■ What the task requires ■
Copy out the whole listing exactly as written, leaving the pictures behind.

■ Recorded data ■
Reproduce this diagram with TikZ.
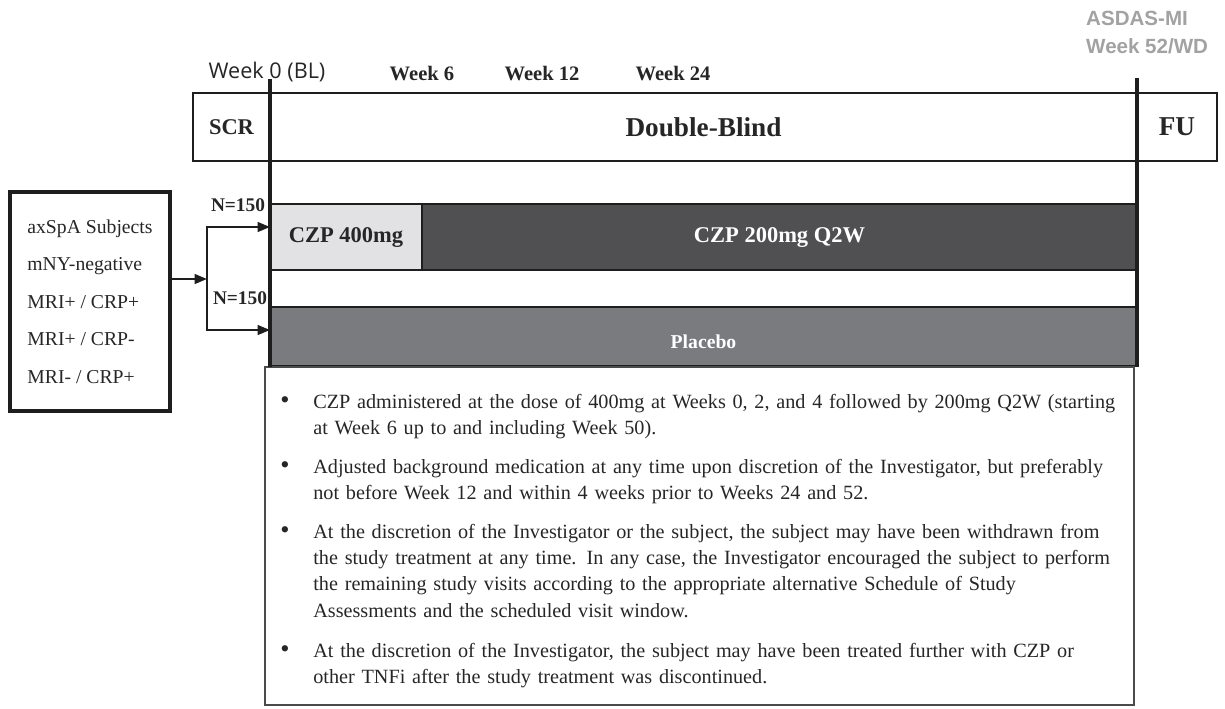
\documentclass[tikz,border=0pt]{standalone}
\usepackage{fontspec}
\setmainfont{Liberation Serif}
\newfontfamily\opensans{Open Sans}
\newfontfamily\arialsans{Liberation Sans}
\usetikzlibrary{positioning, arrows.meta, calc}
\definecolor{dbink}{HTML}{262626}
\definecolor{dbline}{HTML}{1E1E1E}
\definecolor{dbload}{HTML}{E2E2E4}
\definecolor{dbmaint}{HTML}{505053}
\definecolor{dbplac}{HTML}{7A7B7F}
\definecolor{dbgray}{HTML}{A2A2A4}

\begin{document}
\begin{tikzpicture}[x=0.02cm, y=-0.02cm, text=dbink,
    phase/.style={draw=dbline, line width=1.6pt, minimum height=1.36cm, inner sep=0pt,
      font=\bfseries\fontsize{12.8}{15}\selectfont},
    bar/.style={draw=dbline, line width=1.5pt, inner sep=0pt,
      font=\bfseries\fontsize{12.8}{15}\selectfont},
    wk/.style={anchor=base, font=\bfseries\fontsize{11.7}{14}\selectfont},
    nlbl/.style={font=\bfseries\fontsize{11}{13}\selectfont},
    tl/.style={dbline, line width=1.9pt},
    arr/.style={dbline, line width=1.2pt, -{Triangle[length=7pt, width=5.5pt]}},
    note/.style={anchor=base west, inner sep=0pt, text width=16.4cm, align=left,
      font=\fontsize{11.5}{15}\selectfont}]
    \useasboundingbox (0,0) rectangle (1225,708);
    % header row
    \node[phase, minimum width=1.54cm] (scr) at (231.5,127) {SCR};
    \node[phase, minimum width=17.34cm, font=\bfseries\fontsize{15.5}{18}\selectfont]
      (dblind) at (703.5,127) {Double-Blind};
    \node[phase, minimum width=1.6cm, font=\bfseries\fontsize{15.5}{18}\selectfont]
      (fu) at (1177,127) {FU};
    % treatment arms
    \node[bar, fill=dbload, minimum width=3.04cm, minimum height=1.32cm]
      (load) at (346,237) {CZP 400mg};
    \node[bar, fill=dbmaint, text=white, minimum width=14.3cm, minimum height=1.32cm]
      (maint) at (779.5,237) {CZP 200mg Q2W};
    \node[bar, fill=dbplac, text=white, minimum width=17.34cm, minimum height=1.18cm,
      text height=13.5pt, text depth=0pt,
      font=\bfseries\fontsize{11.2}{13}\selectfont] (pbo) at (703.5,336.5) {Placebo};
    \node[draw=dbline!80, line width=1.1pt, minimum width=17.38cm, minimum height=6.76cm,
      inner sep=0pt] (notes) at (699.5,536) {};
    % time points
    \node[anchor=base, font=\opensans\fontsize{12.3}{14}\selectfont] (w0) at (267,78) {Week 0 (BL)};
    \node[wk] (w6) at (422,80) {Week 6};
    \node[wk] (w12) at (542,80) {Week 12};
    \node[wk] (w24) at (673,80) {Week 24};
    \node[anchor=base west, text=dbgray, font=\arialsans\bfseries\fontsize{11.7}{14}\selectfont]
      (asdas) at (1080,25) {ASDAS-MI};
    \node[anchor=base west, text=dbgray, font=\arialsans\bfseries\fontsize{11.7}{14}\selectfont]
      (w52) at (1080,53) {Week 52/WD};
    \coordinate (w0top) at (270,79);
    \coordinate (w0bot) at (270,367);
    \coordinate (w52top) at (1137,78);
    \coordinate (w52bot) at (1137,367);
    \draw[tl] (w0top) -- (w0bot);
    \draw[tl] (w52top) -- (w52bot);
    % subjects and randomisation
    \node[draw=dbline, line width=2.2pt, minimum width=3.2cm, minimum height=4.38cm,
      align=left, font=\fontsize{11.2}{21.4}\selectfont] (subj) at (90,301.5)
      {axSpA Subjects\\ mNY-negative\\ MRI+ / CRP+\\ MRI+ / CRP-\\ MRI- / CRP+};
    \node[nlbl] (nA) at (238,205) {N=150};
    \node[nlbl] (nB) at (240,298) {N=150};
    \coordinate (split) at (207,279);
    \coordinate (inA) at (270,227);
    \coordinate (inB) at (270,330);
    \draw[arr] (subj.east |- split) -- (split);
    \draw[arr] (split) |- (inA);
    \draw[arr] (split) |- (inB);
    % notes
    \foreach \y/\n in {408/1, 473/2, 538/3, 657/4}
      \node[anchor=base, font=\fontsize{15}{15}\selectfont] (bul\n) at (285,\y) {\textbullet};
    \node[note] (t1) at (313,408)
      {CZP administered at the dose of 400mg at Weeks 0, 2, and 4 followed by 200mg Q2W (starting\\
       at Week 6 up to and including Week 50).};
    \node[note] (t2) at (313,473)
      {Adjusted background medication at any time upon discretion of the Investigator, but preferably\\
       not before Week 12 and within 4 weeks prior to Weeks 24 and 52.};
    \node[note] (t3) at (313,538)
      {At the discretion of the Investigator or the subject, the subject may have been withdrawn from\\
       the study treatment at any time. In any case, the Investigator encouraged the subject to perform\\
       the remaining study visits according to the appropriate alternative Schedule of Study\\
       Assessments and the scheduled visit window.};
    \node[note] (t4) at (313,657)
      {At the discretion of the Investigator, the subject may have been treated further with CZP or\\
       other TNFi after the study treatment was discontinued.};
\end{tikzpicture}
\end{document}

■ Result of this exercise ■
Reproduce this diagram with TikZ.
\documentclass[tikz,border=0pt]{standalone}
\usepackage{fontspec}
\setmainfont{Liberation Serif}
\newfontfamily\opensans{Open Sans}
\newfontfamily\arialsans{Liberation Sans}
\usetikzlibrary{positioning, arrows.meta, calc}
\definecolor{dbink}{HTML}{262626}
\definecolor{dbline}{HTML}{1E1E1E}
\definecolor{dbload}{HTML}{E2E2E4}
\definecolor{dbmaint}{HTML}{505053}
\definecolor{dbplac}{HTML}{7A7B7F}
\definecolor{dbgray}{HTML}{A2A2A4}

\begin{document}
\begin{tikzpicture}[x=0.02cm, y=-0.02cm, text=dbink,
    phase/.style={draw=dbline, line width=1.6pt, minimum height=1.36cm, inner sep=0pt,
      font=\bfseries\fontsize{12.8}{15}\selectfont},
    bar/.style={draw=dbline, line width=1.5pt, inner sep=0pt,
      font=\bfseries\fontsize{12.8}{15}\selectfont},
    wk/.style={anchor=base, font=\bfseries\fontsize{11.7}{14}\selectfont},
    nlbl/.style={font=\bfseries\fontsize{11}{13}\selectfont},
    tl/.style={dbline, line width=1.9pt},
    arr/.style={dbline, line width=1.2pt, -{Triangle[length=7pt, width=5.5pt]}},
    note/.style={anchor=base west, inner sep=0pt, text width=16.4cm, align=left,
      font=\fontsize{11.5}{15}\selectfont}]
    \useasboundingbox (0,0) rectangle (1225,708);
    % header row
    \node[phase, minimum width=1.54cm] (scr) at (231.5,127) {SCR};
    \node[phase, minimum width=17.34cm, font=\bfseries\fontsize{15.5}{18}\selectfont]
      (dblind) at (703.5,127) {Double-Blind};
    \node[phase, minimum width=1.6cm, font=\bfseries\fontsize{15.5}{18}\selectfont]
      (fu) at (1177,127) {FU};
    % treatment arms
    \node[bar, fill=dbload, minimum width=3.04cm, minimum height=1.32cm]
      (load) at (346,237) {CZP 400mg};
    \node[bar, fill=dbmaint, text=white, minimum width=14.3cm, minimum height=1.32cm]
      (maint) at (779.5,237) {CZP 200mg Q2W};
    \node[bar, fill=dbplac, text=white, minimum width=17.34cm, minimum height=1.18cm,
      text height=13.5pt, text depth=0pt,
      font=\bfseries\fontsize{11.2}{13}\selectfont] (pbo) at (703.5,336.5) {Placebo};
    \node[draw=dbline!80, line width=1.1pt, minimum width=17.38cm, minimum height=6.76cm,
      inner sep=0pt] (notes) at (699.5,536) {};
    % time points
    \node[anchor=base, font=\opensans\fontsize{12.3}{14}\selectfont] (w0) at (267,78) {Week 0 (BL)};
    \node[wk] (w6) at (422,80) {Week 6};
    \node[wk] (w12) at (542,80) {Week 12};
    \node[wk] (w24) at (673,80) {Week 24};
    \node[anchor=base west, text=dbgray, font=\arialsans\bfseries\fontsize{11.7}{14}\selectfont]
      (asdas) at (1080,25) {ASDAS-MI};
    \node[anchor=base west, text=dbgray, font=\arialsans\bfseries\fontsize{11.7}{14}\selectfont]
      (w52) at (1080,53) {Week 52/WD};
    \coordinate (w0top) at (270,79);
    \coordinate (w0bot) at (270,367);
    \coordinate (w52top) at (1137,78);
    \coordinate (w52bot) at (1137,367);
    \draw[tl] (w0top) -- (w0bot);
    \draw[tl] (w52top) -- (w52bot);
    % subjects and randomisation
    \node[draw=dbline, line width=2.2pt, minimum width=3.2cm, minimum height=4.38cm,
      align=left, font=\fontsize{11.2}{21.4}\selectfont] (subj) at (90,301.5)
      {axSpA Subjects\\ mNY-negative\\ MRI+ / CRP+\\ MRI+ / CRP-\\ MRI- / CRP+};
    \node[nlbl] (nA) at (238,205) {N=150};
    \node[nlbl] (nB) at (240,298) {N=150};
    \coordinate (split) at (207,279);
    \coordinate (inA) at (270,227);
    \coordinate (inB) at (270,330);
    \draw[arr] (subj.east |- split) -- (split);
    \draw[arr] (split) |- (inA);
    \draw[arr] (split) |- (inB);
    % notes
    \foreach \y/\n in {408/1, 473/2, 538/3, 657/4}
      \node[anchor=base, font=\fontsize{15}{15}\selectfont] (bul\n) at (285,\y) {\textbullet};
    \node[note] (t1) at (313,408)
      {CZP administered at the dose of 400mg at Weeks 0, 2, and 4 followed by 200mg Q2W (starting\\
       at Week 6 up to and including Week 50).};
    \node[note] (t2) at (313,473)
      {Adjusted background medication at any time upon discretion of the Investigator, but preferably\\
       not before Week 12 and within 4 weeks prior to Weeks 24 and 52.};
    \node[note] (t3) at (313,538)
      {At the discretion of the Investigator or the subject, the subject may have been withdrawn from\\
       the study treatment at any time. In any case, the Investigator encouraged the subject to perform\\
       the remaining study visits according to the appropriate alternative Schedule of Study\\
       Assessments and the scheduled visit window.};
    \node[note] (t4) at (313,657)
      {At the discretion of the Investigator, the subject may have been treated further with CZP or\\
       other TNFi after the study treatment was discontinued.};
\end{tikzpicture}
\end{document}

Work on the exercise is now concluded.